* _Your objective_
Every entry below should be printed exactly, without its images.

* _Recorded data_
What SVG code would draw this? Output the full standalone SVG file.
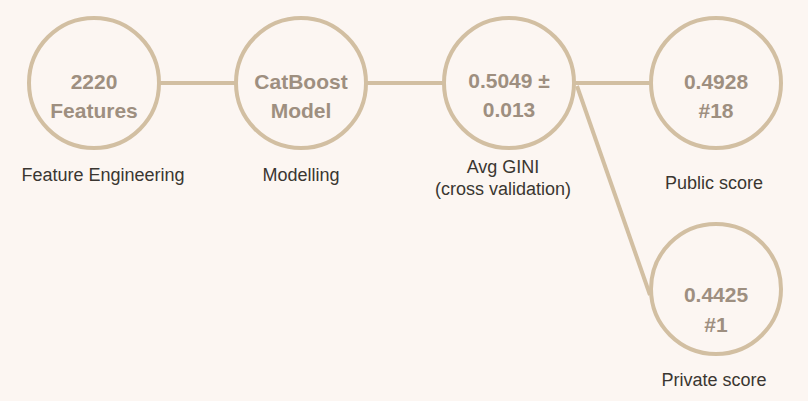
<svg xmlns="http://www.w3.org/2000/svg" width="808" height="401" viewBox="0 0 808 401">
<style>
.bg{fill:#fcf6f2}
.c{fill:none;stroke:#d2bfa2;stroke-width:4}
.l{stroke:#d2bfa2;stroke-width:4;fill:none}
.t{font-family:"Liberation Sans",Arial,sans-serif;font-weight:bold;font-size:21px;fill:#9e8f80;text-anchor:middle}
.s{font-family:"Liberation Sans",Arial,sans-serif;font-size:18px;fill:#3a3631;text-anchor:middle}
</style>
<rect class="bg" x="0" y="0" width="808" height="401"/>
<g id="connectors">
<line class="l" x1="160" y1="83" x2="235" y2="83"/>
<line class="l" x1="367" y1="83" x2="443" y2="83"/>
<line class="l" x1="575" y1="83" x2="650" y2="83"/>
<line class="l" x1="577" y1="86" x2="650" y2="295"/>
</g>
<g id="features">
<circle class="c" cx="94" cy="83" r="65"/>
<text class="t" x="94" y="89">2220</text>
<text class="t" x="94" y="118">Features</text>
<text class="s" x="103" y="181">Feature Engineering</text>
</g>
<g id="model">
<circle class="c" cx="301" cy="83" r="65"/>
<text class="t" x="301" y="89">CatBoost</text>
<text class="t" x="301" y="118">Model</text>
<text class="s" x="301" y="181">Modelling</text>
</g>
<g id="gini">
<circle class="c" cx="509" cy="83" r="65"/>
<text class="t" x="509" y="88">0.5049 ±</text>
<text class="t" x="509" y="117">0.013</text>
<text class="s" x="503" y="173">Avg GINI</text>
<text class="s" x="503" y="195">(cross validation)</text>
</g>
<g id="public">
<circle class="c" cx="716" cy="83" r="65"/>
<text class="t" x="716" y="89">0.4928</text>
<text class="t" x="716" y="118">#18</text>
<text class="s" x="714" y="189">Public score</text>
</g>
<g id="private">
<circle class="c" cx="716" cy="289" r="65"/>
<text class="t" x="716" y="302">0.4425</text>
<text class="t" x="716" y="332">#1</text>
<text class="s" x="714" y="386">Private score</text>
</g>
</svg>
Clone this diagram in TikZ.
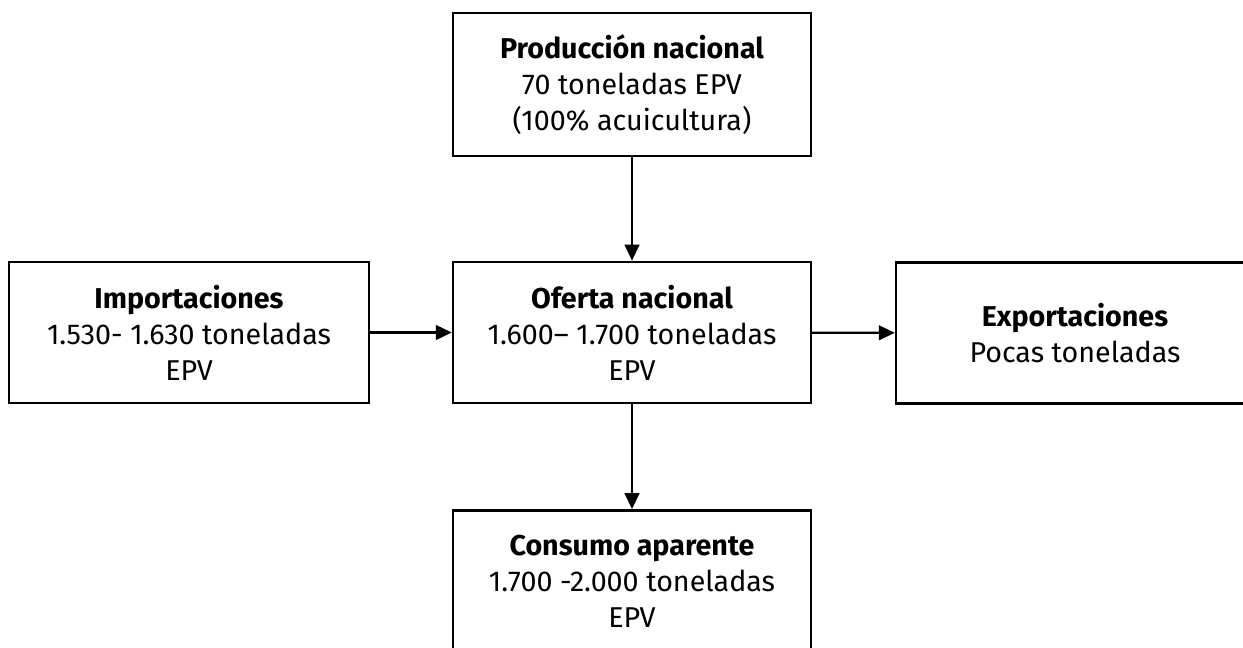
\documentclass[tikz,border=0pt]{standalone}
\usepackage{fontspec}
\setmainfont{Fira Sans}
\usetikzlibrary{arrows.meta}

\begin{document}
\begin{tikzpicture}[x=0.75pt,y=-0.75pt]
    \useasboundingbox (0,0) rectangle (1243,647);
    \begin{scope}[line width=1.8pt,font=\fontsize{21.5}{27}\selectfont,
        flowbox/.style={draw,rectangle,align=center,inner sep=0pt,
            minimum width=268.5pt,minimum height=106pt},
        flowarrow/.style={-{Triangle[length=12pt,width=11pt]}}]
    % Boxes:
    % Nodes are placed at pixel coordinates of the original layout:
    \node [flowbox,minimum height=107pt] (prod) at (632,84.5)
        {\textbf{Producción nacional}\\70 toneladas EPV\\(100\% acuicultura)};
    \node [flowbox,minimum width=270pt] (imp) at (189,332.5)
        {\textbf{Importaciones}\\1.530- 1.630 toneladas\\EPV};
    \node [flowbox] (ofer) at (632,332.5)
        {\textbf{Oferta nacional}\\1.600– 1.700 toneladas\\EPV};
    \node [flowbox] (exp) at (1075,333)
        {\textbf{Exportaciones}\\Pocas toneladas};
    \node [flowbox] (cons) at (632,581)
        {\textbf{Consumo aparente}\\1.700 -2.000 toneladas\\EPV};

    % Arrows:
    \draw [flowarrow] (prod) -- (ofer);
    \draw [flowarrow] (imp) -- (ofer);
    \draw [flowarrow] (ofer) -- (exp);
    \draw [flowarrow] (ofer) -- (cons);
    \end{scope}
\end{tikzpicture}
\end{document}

* _Solution_
What SVG code would draw this? Output the full standalone SVG file.
<svg xmlns="http://www.w3.org/2000/svg" width="808" height="401" viewBox="0 0 808 401">
<style>
.bg{fill:#fcf6f2}
.c{fill:none;stroke:#d2bfa2;stroke-width:4}
.l{stroke:#d2bfa2;stroke-width:4;fill:none}
.t{font-family:"Liberation Sans",Arial,sans-serif;font-weight:bold;font-size:21px;fill:#9e8f80;text-anchor:middle}
.s{font-family:"Liberation Sans",Arial,sans-serif;font-size:18px;fill:#3a3631;text-anchor:middle}
</style>
<rect class="bg" x="0" y="0" width="808" height="401"/>
<g id="connectors">
<line class="l" x1="160" y1="83" x2="235" y2="83"/>
<line class="l" x1="367" y1="83" x2="443" y2="83"/>
<line class="l" x1="575" y1="83" x2="650" y2="83"/>
<line class="l" x1="577" y1="86" x2="650" y2="295"/>
</g>
<g id="features">
<circle class="c" cx="94" cy="83" r="65"/>
<text class="t" x="94" y="89">2220</text>
<text class="t" x="94" y="118">Features</text>
<text class="s" x="103" y="181">Feature Engineering</text>
</g>
<g id="model">
<circle class="c" cx="301" cy="83" r="65"/>
<text class="t" x="301" y="89">CatBoost</text>
<text class="t" x="301" y="118">Model</text>
<text class="s" x="301" y="181">Modelling</text>
</g>
<g id="gini">
<circle class="c" cx="509" cy="83" r="65"/>
<text class="t" x="509" y="88">0.5049 ±</text>
<text class="t" x="509" y="117">0.013</text>
<text class="s" x="503" y="173">Avg GINI</text>
<text class="s" x="503" y="195">(cross validation)</text>
</g>
<g id="public">
<circle class="c" cx="716" cy="83" r="65"/>
<text class="t" x="716" y="89">0.4928</text>
<text class="t" x="716" y="118">#18</text>
<text class="s" x="714" y="189">Public score</text>
</g>
<g id="private">
<circle class="c" cx="716" cy="289" r="65"/>
<text class="t" x="716" y="302">0.4425</text>
<text class="t" x="716" y="332">#1</text>
<text class="s" x="714" y="386">Private score</text>
</g>
</svg>
Clone this diagram in TikZ.
\documentclass[tikz,border=0pt]{standalone}
\usepackage{fontspec}
\setmainfont{Fira Sans}
\usetikzlibrary{arrows.meta}

\begin{document}
\begin{tikzpicture}[x=0.75pt,y=-0.75pt]
    \useasboundingbox (0,0) rectangle (1243,647);
    \begin{scope}[line width=1.8pt,font=\fontsize{21.5}{27}\selectfont,
        flowbox/.style={draw,rectangle,align=center,inner sep=0pt,
            minimum width=268.5pt,minimum height=106pt},
        flowarrow/.style={-{Triangle[length=12pt,width=11pt]}}]
    % Boxes:
    % Nodes are placed at pixel coordinates of the original layout:
    \node [flowbox,minimum height=107pt] (prod) at (632,84.5)
        {\textbf{Producción nacional}\\70 toneladas EPV\\(100\% acuicultura)};
    \node [flowbox,minimum width=270pt] (imp) at (189,332.5)
        {\textbf{Importaciones}\\1.530- 1.630 toneladas\\EPV};
    \node [flowbox] (ofer) at (632,332.5)
        {\textbf{Oferta nacional}\\1.600– 1.700 toneladas\\EPV};
    \node [flowbox] (exp) at (1075,333)
        {\textbf{Exportaciones}\\Pocas toneladas};
    \node [flowbox] (cons) at (632,581)
        {\textbf{Consumo aparente}\\1.700 -2.000 toneladas\\EPV};

    % Arrows:
    \draw [flowarrow] (prod) -- (ofer);
    \draw [flowarrow] (imp) -- (ofer);
    \draw [flowarrow] (ofer) -- (exp);
    \draw [flowarrow] (ofer) -- (cons);
    \end{scope}
\end{tikzpicture}
\end{document}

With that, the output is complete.